What do you do all night there,
When we seek our soft beds,
And you go off, old roisterer,
Away into the dark?

I think you play at leopards and panthers;
I think you wander on to foreign properties;
But on winter mornings you are a lost orphan
Pitifully wailing underneath our windows;
And in summer, by the open doorway,
You come in pad, pad, lazily to breakfast,
Plumy tail waving, with a fine swagger,
Like a drum-major, or a parish beadle,
Or a rich rajah, or the Grand Mogul.

-- Mary Ursula Bethell --
New Zealand, (1874-1945)



Just a slight change of pace.  The poem and the painting remind me of Molly and Dusky, both of whom have moved on to wherever they go after their stay with me:  Molly for about 16 years and Dusky about three weeks shy of 18 years.  Both had very active fantasy lives as I watched them out in the front and back yards.

         
Note:  Both the poem and the painting are featured in Art and Nature: An Illustrated Anthology of  Nature Poetry  
                                                                       

Friday, September 9, 2016

Elizabeth Jennings: "The Enemies"

Here is a strange, enigmatic poem by Elizabeth Jennings, a poet of whom I know nothing.  I shall have to do some digging around.


The Enemies

Last night they came across the river and
Entered the city.  Women were awake
With lights and food.  They entertained the band,
Not asking what the men had come to take
Or what strange tongue they spoke
Or why they came so suddenly through the land.

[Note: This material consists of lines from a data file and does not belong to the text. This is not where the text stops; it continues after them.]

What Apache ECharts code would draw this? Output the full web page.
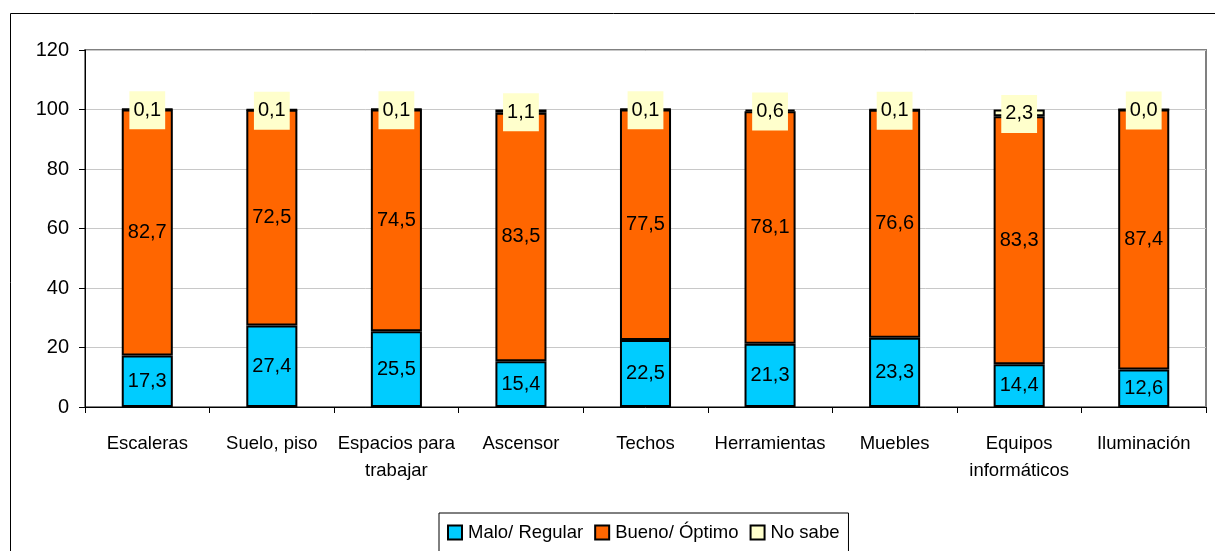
<!DOCTYPE html>
<html>
<head>
<meta charset="utf-8">
<script src="https://cdn.jsdelivr.net/npm/echarts@6/dist/echarts.min.js"></script>
<style>
html,body{margin:0;padding:0;background:#fff;}
#chart{width:1215px;height:551px;}
</style>
</head>
<body>
<div id="chart"></div>
<script>
const categories = ['Escaleras','Suelo, piso','Espacios para\ntrabajar','Ascensor','Techos','Herramientas','Muebles','Equipos\ninformáticos','Iluminación'];
const maloRegular = [17.3, 27.4, 25.5, 15.4, 22.5, 21.3, 23.3, 14.4, 12.6];
const buenoOptimo = [82.7, 72.5, 74.5, 83.5, 77.5, 78.1, 76.6, 83.3, 87.4];
const noSabe = [0.1, 0.1, 0.1, 1.1, 0.1, 0.6, 0.1, 2.3, 0.0];
const yTicks = {min: 0, max: 120, interval: 20};

const FONT = 'Liberation Sans, Arial, sans-serif';
const fmt = p => p.value.toFixed(1).replace('.', ',');

const chart = echarts.init(document.getElementById('chart'));
const baseLabel = {show: true, position: 'inside', formatter: fmt, color: '#000', fontSize: 20, fontFamily: FONT};
chart.setOption({
  animation: false,
  textStyle: {fontFamily: FONT},
  graphic: [{
    type: 'rect', left: 8, top: 11, z: -1,
    shape: {width: 1230, height: 570},
    style: {fill: 'none', stroke: '#000', lineWidth: 1}
  }],
  grid: {left: 85, right: 9, top: 50, bottom: 144, show: true, borderColor: '#808080', borderWidth: 2},
  legend: {
    top: 513, left: 439,
    data: ['Malo/ Regular', 'Bueno/ Óptimo', 'No sabe'],
    itemWidth: 14, itemHeight: 14, itemGap: 11,
    borderColor: '#000', borderWidth: 1, padding: [10, 9, 10, 8],
    textStyle: {fontSize: 18.5, color: '#000', fontFamily: FONT, padding: [0, 0, 0, 1]},
    icon: 'rect'
  },
  xAxis: {
    type: 'category', data: categories,
    axisLine: {lineStyle: {color: '#000', width: 1}},
    axisTick: {show: true, interval: 0, length: 6, lineStyle: {color: '#000'}},
    axisLabel: {interval: 0, fontSize: 18.5, color: '#000', lineHeight: 27, margin: 23, fontFamily: FONT}
  },
  yAxis: {
    type: 'value', min: yTicks.min, max: yTicks.max, interval: yTicks.interval,
    axisLine: {show: true, lineStyle: {color: '#000', width: 1}},
    axisTick: {show: true, length: 6, lineStyle: {color: '#000'}},
    axisLabel: {fontSize: 20, color: '#000', margin: 16, fontFamily: FONT},
    splitLine: {lineStyle: {color: '#c8c8c8', width: 1}}
  },
  series: [
    {name: 'Malo/ Regular', type: 'bar', stack: 's', data: maloRegular, barWidth: '41%',
     itemStyle: {color: '#00CCFF', borderColor: '#000', borderWidth: 2}, label: baseLabel},
    {name: 'Bueno/ Óptimo', type: 'bar', stack: 's', data: buenoOptimo,
     itemStyle: {color: '#FF6600', borderColor: '#000', borderWidth: 2}, label: baseLabel},
    {name: 'No sabe', type: 'bar', stack: 's', data: noSabe,
     itemStyle: {color: '#FFFFCC', borderColor: '#000', borderWidth: 2},
     label: Object.assign({}, baseLabel, {backgroundColor: '#FFFFCC', padding: [9, 4, 9, 4], offset: [0, 1]})}
  ]
});
</script>
</body>
</html>
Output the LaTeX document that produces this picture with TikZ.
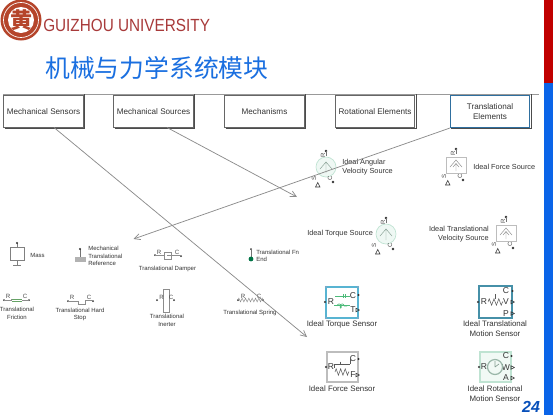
\documentclass[tikz,border=0pt]{standalone}
\usepackage{fontspec}
\usepackage{graphicx}
\setmainfont{Liberation Sans}
\newfontfamily\cjkfont{Noto Sans CJK SC}
\usetikzlibrary{arrows.meta,decorations.pathmorphing,patterns}
\definecolor{txtc}{HTML}{333333}
\definecolor{barred}{HTML}{C00000}
\definecolor{barblue}{HTML}{0A64E8}
\definecolor{titleblue}{HTML}{1A6FE0}
\definecolor{logored}{HTML}{B5452B}
\definecolor{unired}{HTML}{A83A3A}
\definecolor{linec}{HTML}{8C8C8C}
\definecolor{palegreen}{HTML}{BFE3D2}
\definecolor{palegrey}{HTML}{BDBDBD}
\definecolor{selblue}{HTML}{2F6F9F}
\definecolor{sensblue}{HTML}{58B4D2}
\definecolor{sensgreen}{HTML}{4DBB7A}
\newcommand{\fsz}[1]{\fontsize{#1}{#1}\selectfont}
\newcommand{\srcports}{%
  \fill[black!80] (0,-16) circle (1.3);
  \draw[black!55,line width=.3pt] (0,-16) -- (0,-11);
  \node[portlab,rotate=90] at (-3,-12) {R};
  \node[portlab,rotate=90] at (-12,11) {S};
  \node[portlab,rotate=90] at (4,11) {C};
  \draw[black!80,line width=.4pt] (-10.5,20) -- (-6,20) -- (-8.25,15.5) -- cycle;
  \fill[black!80] (7,15) circle (1.3);
}
\tikzset{
  x=0.75pt,y=-0.75pt,
  menubox/.style={draw=black!60,line width=.6pt,fill=white,minimum width=59.5pt,minimum height=23.5pt,
    align=center,font=\fsz{6.1},text=txtc,inner sep=0pt},
  sellbox/.style={menubox,draw=selblue,line width=.9pt},
  boxshade/.style={draw=black!70,line width=.9pt},
  biglab/.style={font=\fsz{5.9},text=txtc,align=center,inner sep=0pt},
  srclab/.style={font=\fsz{5.5},text=txtc,inner sep=0pt},
  smalllab/.style={font=\fsz{4.5},text=txtc,align=center,inner sep=0pt},
  portlab/.style={font=\fsz{4.6},text=black!70,inner sep=0pt},
  sensport/.style={font=\fsz{6.4},text=black!80,inner sep=0pt},
  conn/.style={draw=linec,line width=.55pt,-{Straight Barb[length=4.5pt,width=4.5pt]}},
  srccircle/.pic={
    \draw[palegreen,fill=palegreen!25,line width=.5pt] (0,0) circle (10);
    \draw[palegreen!70!black,line width=.35pt] (-6,2) -- (0,-5) -- (6,2) (0,-5) -- (0,6);
    \srcports
  },
  srcbox/.pic={
    \draw[palegrey,line width=.5pt] (-10,-8) rectangle (10,8);
    \draw[black!45,line width=.35pt] (-6,2) -- (0,-5) -- (6,2) (-3,2) -- (0,-1.5) -- (3,2) (0,-1.5) -- (0,6);
    \srcports
  },
  senspin/.pic={
    \draw[black!80,line width=.4pt] (0,-1.8) -- (3.4,0) -- (0,1.8) -- cycle;
  },
}
\begin{document}
\begin{tikzpicture}
\useasboundingbox (0,0) rectangle (553,415);
\fill[white] (0,0) rectangle (553,415);
% side bars
\fill[barred] (544,0) rectangle (553,83);
\fill[barblue] (544,83) rectangle (553,415);
% logo
\fill[logored] (21,20) circle (20.5);
\draw[white,line width=.5pt] (21,20) circle (17.5);
\fill[white] (21,20) circle (13);
\node[font=\cjkfont\bfseries\fsz{16.5},text=logored,inner sep=0pt] (logoglyph) at (21,20) {黄};
\node[font=\fsz{13.2},text=unired,anchor=west,inner sep=0pt] (uni) at (43,25.5) {\scalebox{.87}[1]{GUIZHOU UNIVERSITY}};
\node[font=\cjkfont\fsz{18.6},text=titleblue,anchor=west,inner sep=0pt] (title) at (45,68) {机械与力学系统模块};
% rule
\coordinate (ruleL) at (3,94);
\coordinate (ruleR) at (539,94);
\draw[black!40,line width=.5pt] (ruleL) -- (ruleR);
% menu
\node[menubox] (msens) at (43.5,111.5) {Mechanical Sensors};
\node[menubox] (msrc) at (153.5,111.5) {Mechanical Sources};
\node[menubox] (mech) at (264.5,111.5) {Mechanisms};
\node[menubox] (rot) at (375,111.5) {Rotational Elements};
\node[sellbox] (trans) at (490,111.5) {Translational\\[1.6pt]Elements};
\foreach \n in {msens,msrc,mech,rot,trans}
  \draw[boxshade] ([shift={(.8pt,-.8pt)}]\n.south west) -- ([shift={(.8pt,-.8pt)}]\n.south east) -- ([shift={(.8pt,.8pt)}]\n.north east);
% source blocks
\pic at (326,167) {srccircle};
\node[srclab,anchor=north west,align=left] (ias) at (342,158.5) {Ideal Angular\\[1.5pt]Velocity Source};
\pic at (456,165) {srcbox};
\node[srclab,anchor=west] (ifs) at (473,167) {Ideal Force Source};
\pic at (386,234) {srccircle};
\node[srclab,anchor=west] (its) at (307,234) {Ideal Torque Source};
\pic at (506,233) {srcbox};
\node[srclab,anchor=north east,align=right] (itv) at (489,225.5) {Ideal Translational\\[1.5pt]Velocity Source};
% sensors
\draw[sensblue,line width=1pt] (326,287) rectangle (358,318);
\foreach \p in {(326,287),(358,287),(326,318),(358,318)} \fill[selblue!60] \p circle (1.2);
\fill[black!80] (325,302) circle (1.2);
\node[sensport] at (331,302) {R};
\node[sensport] at (353,295.5) {C};
\node[sensport] at (353,310) {T};
\draw[sensgreen,line width=.5pt] (335,296) -- (350,296) (334,305) -- (350,305) (343,294) -- (343,298) (345,294) -- (345,298);
\draw[sensgreen,line width=.5pt,decorate,decoration={coil,aspect=.6,segment length=2.4pt,amplitude=1.6pt}] (337,306) -- (347,306);
\pic at (356,310) {senspin};
\fill[black!80] (358.5,295) circle (1.2);
\node[biglab] (itsens) at (342,324) {Ideal Torque Sensor};

\draw[sensblue!80!black,line width=1pt] (479,286) rectangle (512,318);
\fill[black!80] (478,302) circle (1.2);
\node[sensport] at (484,302) {R};
\node[sensport] at (506,291) {C};
\node[sensport] at (506,302) {V};
\node[sensport] at (506,313.5) {P};
\draw[black!65,line width=.4pt,decorate,decoration={zigzag,segment length=3.6pt,amplitude=2.4pt}] (488,302) -- (503,302);
\draw[black!65,line width=.4pt] (495,294) -- (495,299);
\pic at (511,302) {senspin}; \pic at (511,313.5) {senspin};
\fill[black!80] (512.5,291) circle (1.2);
\node[biglab] (itmsens) at (495,328.5) {Ideal Translational\\[2pt]Motion Sensor};

\draw[palegrey,line width=.9pt] (327,352) rectangle (358,382);
\fill[black!80] (326,367) circle (1.2);
\node[sensport] at (331,367) {R};
\node[sensport] at (353,359) {C};
\node[sensport] at (353,375) {F};
\draw[black!65,line width=.4pt] (334,364) -- (350,364) (340,361.5) -- (340,364) (334,364) -- (334,368) (350,364) -- (350,359);
\draw[black!65,line width=.4pt,decorate,decoration={zigzag,segment length=3.4pt,amplitude=2.4pt}] (335,372) -- (349,372);
\pic at (356,375) {senspin};
\fill[black!80] (358.5,359) circle (1.2);
\node[biglab] (ifsens) at (342,389) {Ideal Force Sensor};

\draw[palegreen,fill=palegreen!22,line width=.9pt] (480,352) rectangle (511,382);
\fill[black!80] (479,367) circle (1.2);
\node[sensport] at (484,367) {R};
\node[sensport] at (506,356) {C};
\node[sensport] at (506,367.5) {W};
\node[sensport] at (506,378) {A};
\draw[palegreen!80!black,line width=.9pt] (495,367) circle (7.5);
\draw[palegreen!70!black,line width=.5pt] (495,367) -- (495,361) (495,367) -- (499,364);
\pic at (511,367.5) {senspin}; \pic at (511,378) {senspin};
\fill[black!80] (511.5,356) circle (1.2);
\node[biglab] (irsens) at (495,393.5) {Ideal Rotational\\[2pt]Motion Sensor};
\node[font=\bfseries\itshape\fsz{12},text=barblue!80!black,inner sep=0pt] (pageno) at (531,406.5) {24};

% left blocks
\draw[black!50,line width=.45pt] (10,247) rectangle (24.5,260) (17,243) -- (17,247) (17,260) -- (17,265) (13,265.5) -- (21,265.5);
\fill[black!80] (17,243) circle (1.2);
\node[smalllab,anchor=west] (mass) at (30,255) {Mass};

\fill[black!30] (75,257) rectangle (86,262);
\draw[black!55,line width=.4pt] (80,249) -- (80,257);
\fill[black!80] (80,249) circle (1.2);
\node[smalllab,anchor=west,align=left] (mtr) at (88,256) {Mechanical\\[1.2pt]Translational\\[1.2pt]Reference};

% damper
\fill[black!80] (155,255) circle (1) (181,256) circle (1);
\node[portlab] at (159,252.5) {R};
\node[portlab] at (177,252.5) {C};
\draw[black!45,line width=.35pt] (155,255) -- (164,255) (164,252) rectangle (171,259) (167,255.5) -- (181,255.5);
\node[smalllab] (damper) at (167.5,269) {Translational Damper};

% fn end
\fill[black!80] (251,249) circle (1);
\draw[black!55,line width=.4pt] (251,249) -- (251,257);
\fill[black!60!green!45!teal] (251,259) circle (2.4);
\node[smalllab,anchor=west] (fn1) at (256,252) {Translational Fn};
\node[smalllab,anchor=west] (fn2) at (256,259.5) {End};

% friction
\fill[black!80] (4,300) circle (1) (29,300) circle (1);
\node[portlab] at (8,296.5) {R};
\node[portlab] at (25,296.5) {C};
\draw[black!45,line width=.35pt] (4,300) -- (11,300) -- (11,299) (22,300) -- (29,300);
\draw[black!60!green!60,line width=.5pt] (12,299) -- (22,299) (12,301.5) -- (22,301.5);
\node[smalllab] (fric) at (17,313.5) {Translational\\[1.2pt]Friction};

% hard stop
\fill[black!80] (68,301) circle (1) (93,301) circle (1);
\node[portlab] at (72,297) {R};
\node[portlab] at (89,297) {C};
\draw[black!45,line width=.35pt] (68,301) -- (78,301) -- (78,304) -- (85,304) -- (85,300) -- (93,300) ;
\node[smalllab] (hard) at (80,314.5) {Translational Hard\\[1.2pt]Stop};

% inerter
\draw[black!45,line width=.4pt] (163,289) rectangle (169.5,312);
\fill[black!80] (157,300) circle (1) (174,300) circle (1);
\node[portlab] at (161.5,297) {R};
\node[portlab] at (171,297) {C};
\node[smalllab] (inert) at (167,320.5) {Translational\\[1.2pt]Inerter};

% spring
\fill[black!80] (238,300) circle (1) (263,300) circle (1);
\node[portlab] at (243,296.5) {R};
\node[portlab] at (259,296.5) {C};
\draw[black!45,line width=.35pt,decorate,decoration={zigzag,segment length=2.5pt,amplitude=1.4pt}] (238,300) -- (263,300);
\node[smalllab] (spring) at (250,313) {Translational Spring};

% connectors
\coordinate (sensFrom) at (54,127.5);
\coordinate (srcFrom) at (167,127.5);
\coordinate (transFrom) at (450,128);
\coordinate (sensTo) at (307,337);
\coordinate (srcTo) at (297,197);
\coordinate (transTo) at (133.5,239);
\draw[conn] (sensFrom) -- (sensTo);
\draw[conn] (srcFrom) -- (srcTo);
\draw[conn] (transFrom) -- (transTo);
\end{tikzpicture}
\end{document}
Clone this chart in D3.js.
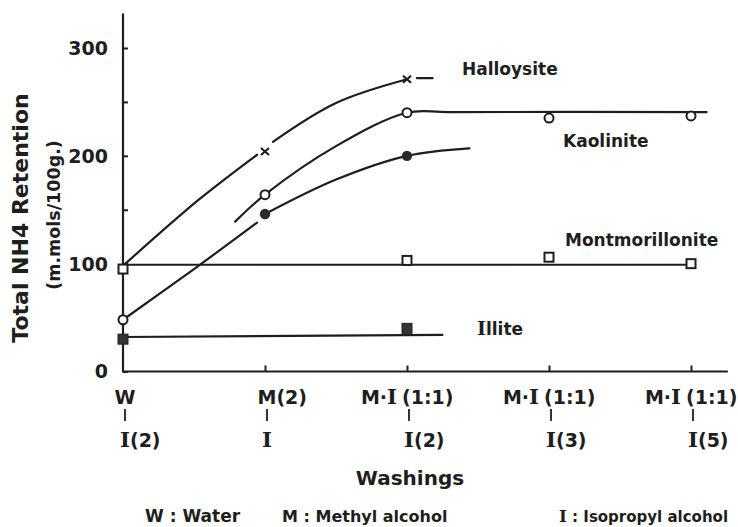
<!DOCTYPE html>
<html>
<head>
<meta charset="utf-8">
<script src="https://cdn.jsdelivr.net/npm/d3@7"></script>
<style>
  html, body { margin: 0; padding: 0; background: #ffffff; }
  svg { display: block; }
  text { fill: #1e1e1e; font-family: "DejaVu Sans", sans-serif; font-weight: bold; }
</style>
</head>
<body>
<svg id="chart" width="738" height="527"></svg>
<script>
// ---------- data ----------
const washRow1 = ["W", "M(2)", "M·I (1:1)", "M·I (1:1)", "M·I (1:1)"];
const washRow2 = ["I(2)", "I", "I(2)", "I(3)", "I(5)"];
const yTicks = [0, 100, 200, 300];
const yMinorTicks = [50, 150, 250];

// marker values at each washing (null = no point)
const halloysite      = [null, 204, 271, null, null];
const kaolinite       = [48, 164, 240, 235, 237];
const kaoliniteFilled = [null, 146, 200, null, null];
const montmorillonite = [95, null, 103, 106, 100];
const illite          = [30, null, 40, null, null];

// hand-drawn curve traces: [washing position, value]
const halloysiteCurve = [
  [[0, 98], [0.54, 160], [0.944, 201]],
  [[1.056, 213], [1.5, 249], [2, 271]],
  [[2.07, 272], [2.18, 272]]
];
const kaoliniteCurve = [
  [[0.79, 139], [1, 164], [1.5, 209], [2, 240], [2.3, 240.6], [4.11, 240.6]]
];
const kaoliniteFilledCurve = [
  [[0, 48], [0.5, 95], [0.944, 138]],
  [[1, 146], [1.5, 178], [2, 200], [2.44, 207]]
];
const montmorilloniteCurve = [[[0, 99], [4.03, 99]]];
const illiteCurve = [[[0, 32], [2.25, 34]]];

const curveLabels = ["Halloysite", "Kaolinite", "Montmorillonite", "Illite"];
const legendItems = ["W : Water", "M : Methyl alcohol", "I : Isopropyl alcohol"];

// ---------- layout ----------
const svg = d3.select("#chart");
const x = d3.scaleLinear().domain([0, 4]).range([123, 691]);
const y = d3.scaleLinear().domain([0, 300]).range([371.5, 48]);
const ink = "#1e1e1e";

// axes
const yAxis = d3.axisRight(y).tickValues(yTicks.concat(yMinorTicks)).tickSize(5).tickFormat("");
const gy = svg.append("g").attr("transform", `translate(${x(0)},0)`).call(yAxis);
gy.select(".domain").remove();
gy.selectAll(".tick line").attr("stroke", ink).attr("stroke-width", 2);
svg.append("line").attr("x1", x(0)).attr("x2", x(0)).attr("y1", y(332)).attr("y2", y(0))
  .attr("stroke", ink).attr("stroke-width", 2.2);

const xAxis = d3.axisTop(x).tickValues([1, 2, 3, 4]).tickSize(6).tickFormat("");
const gx = svg.append("g").attr("transform", `translate(0,${y(0)})`).call(xAxis);
gx.select(".domain").remove();
gx.selectAll(".tick line").attr("stroke", ink).attr("stroke-width", 2);
svg.append("line").attr("x1", x(0) - 1).attr("x2", x(4.26)).attr("y1", y(0)).attr("y2", y(0))
  .attr("stroke", ink).attr("stroke-width", 2.2);

// y tick labels
svg.append("g").selectAll("text").data(yTicks).join("text")
  .attr("x", 108).attr("y", d => y(d)).attr("dy", "0.36em")
  .attr("text-anchor", "end").attr("font-size", 19).text(d => d);

// helper: text with serif capital I
function richText(sel, str) {
  const parts = str.split(/(I)/).filter(s => s.length);
  parts.forEach(p => {
    const t = sel.append("tspan").text(p);
    if (p === "I") t.attr("font-family", "'DejaVu Serif', serif").attr("font-size", "1.12em");
  });
}

// x tick labels (two rows)
washRow1.forEach((lab, i) => {
  const cx = x(i);
  if (lab.includes(" ")) {
    const [a, b] = lab.split(" ");
    const t1 = svg.append("text").attr("y", 404).attr("font-size", 19).attr("text-anchor", "end").attr("x", cx - 10);
    richText(t1, a);
    const t2 = svg.append("text").attr("y", 404).attr("font-size", 19).attr("x", cx - 5);
    richText(t2, b);
  } else {
    const t = svg.append("text").attr("y", 404).attr("font-size", 19);
    const tmp = svg.append("text").attr("font-size", 19).text(lab[0]);
    const w = tmp.node().getComputedTextLength(); tmp.remove();
    t.attr("x", cx + 2 - w / 2);
    richText(t, lab);
  }
  svg.append("line").attr("x1", cx + 2).attr("x2", cx + 2).attr("y1", 409).attr("y2", 421)
    .attr("stroke", ink).attr("stroke-width", 1.8);
});
washRow2.forEach((lab, i) => {
  const cx = x(i);
  const t = svg.append("text").attr("y", 447).attr("font-size", 19);
  richText(t, lab);
  const first = t.select("tspan").node();
  const w = first.getComputedTextLength();
  t.attr("x", cx + 2 - w / 2);
});

// axis titles
svg.append("text").attr("transform", "translate(28,218) rotate(-90)")
  .attr("text-anchor", "middle").attr("font-size", 22).text("Total NH4 Retention");
svg.append("text").attr("transform", "translate(60,215) rotate(-90)")
  .attr("text-anchor", "middle").attr("font-size", 17.5).text("(m.mols/100g.)");
svg.append("text").attr("x", 410).attr("y", 485).attr("text-anchor", "middle")
  .attr("font-size", 20).text("Washings");

// legend
const legendX = [145, 282, 559];
const legendSize = [17, 16, 15];
legendItems.forEach((s, i) => {
  const t = svg.append("text").attr("x", legendX[i]).attr("y", 522).attr("font-size", legendSize[i]);
  if (i === 2) {
    t.append("tspan").text("I").attr("font-family", "'DejaVu Serif', serif").attr("font-size", "1.12em");
    t.append("tspan").text(s.slice(1));
  } else t.text(s);
});

// curves
const line = d3.line().x(d => x(d[0])).y(d => y(d[1])).curve(d3.curveCatmullRom.alpha(0.5));
const curves = [halloysiteCurve, kaoliniteCurve, kaoliniteFilledCurve, montmorilloniteCurve, illiteCurve];
const gl = svg.append("g");
curves.forEach(segs => segs.forEach(seg => {
  gl.append("path").attr("d", line(seg)).attr("fill", "none").attr("stroke", ink)
    .attr("stroke-width", 2.2).attr("stroke-linecap", "round");
}));

// markers
const pts = arr => arr.map((v, i) => [i, v]).filter(d => d[1] !== null);
const gm = svg.append("g");
gm.selectAll(".hal").data(pts(halloysite)).join("path")
  .attr("transform", d => `translate(${x(d[0])},${y(d[1])})`)
  .attr("d", "M-4,-3.5L4,3.5M-4,3.5L4,-3.5").attr("stroke", ink).attr("stroke-width", 2.2);
gm.selectAll(".kao").data(pts(kaolinite)).join("circle")
  .attr("cx", d => x(d[0])).attr("cy", d => y(d[1])).attr("r", 4.5)
  .attr("fill", "#fff").attr("stroke", ink).attr("stroke-width", 2);
gm.selectAll(".kaof").data(pts(kaoliniteFilled)).join("circle")
  .attr("cx", d => x(d[0])).attr("cy", d => y(d[1])).attr("r", 5.2).attr("fill", "#2a2a2a");
gm.selectAll(".mon").data(pts(montmorillonite)).join("rect")
  .attr("x", d => x(d[0]) - 4.5).attr("y", d => y(d[1]) - 4.5).attr("width", 9).attr("height", 9)
  .attr("fill", "#fff").attr("stroke", ink).attr("stroke-width", 2);
gm.selectAll(".ill").data(pts(illite)).join("rect")
  .attr("x", d => x(d[0]) - 5).attr("y", d => y(d[1]) - 5).attr("width", 10).attr("height", 10)
  .attr("fill", "#333").attr("stroke", ink).attr("stroke-width", 1);

// curve labels
const labelPos = [[462, 75], [563, 147], [565, 246], [477, 335]];
curveLabels.forEach((s, i) => {
  const t = svg.append("text").attr("x", labelPos[i][0]).attr("y", labelPos[i][1]).attr("font-size", 17);
  if (s === "Illite") {
    t.append("tspan").text("I").attr("font-family", "'DejaVu Serif', serif").attr("font-size", "1.12em");
    t.append("tspan").text("llite");
  } else t.text(s);
});
</script>
</body>
</html>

Now in the morning all the town is filled
With stories of the swift and dark invasion;
The women say that not one stranger told
A reason for his coming.  The intrusion
Was not for devastation:
Peace is apparent still on hearth and field.

Yet all the city is a haunted place.
Man meeting man speaks cautiously.  Old friends
Close up the candid looks upon their face.
There is no warmth in hands accepting hands;
Each ponders, 'Better hide myself in case
Those strangers have set up their homes in minds
I used to walk in.  Better draw the blinds
Even if the strangers haunt in my own house.

-- Elizabeth Jennings --
from Penguin Modern Poets: I




Who are the invaders? 

What is the role of the women here?  Why were they "awake/With lights and food?"  Why didn't they ask any questions of the invaders?  Did the women invite them?

Who are the enemies?  Who are the real enemies?

The last stanza suggests that the men, assuming that the term "man" is not a generic term that refers to both men and women,  now fear their neighbors more than they do the invaders.  How has this come about?

Is this a "feminist" poem?


Tuesday, September 6, 2016

A Minute Meditation

No. 36

inside the temple
  visitors cannot know
     cherries are blooming                  
-- Basho --
from  Basho:  The Complete Haiku 


Just a simple observation?

Or, is Basho making a point here?

Sunday, September 4, 2016

A few words about Jane Austen's Northanger Abbey

Jane Austen
Northanger Abbey


This was one of the two novels published posthumously, shortly after her death in 1817.  The other was my favorite: Persuasion.  However, the publication date is misleading for Northanger Abbey was actually the first novel she sold to a publisher.  The publisher, Crosby and Co.,  purchased the novel in 1803, but decided against publishing it.   In 1816, Henry Austen, Jane Austen's brother, bought it back from the publisher and then published it in 1817.  It wasn't until 1811, eight years after she sold NA, that Austen finally saw her first novel in print,  Sense and Sensibility.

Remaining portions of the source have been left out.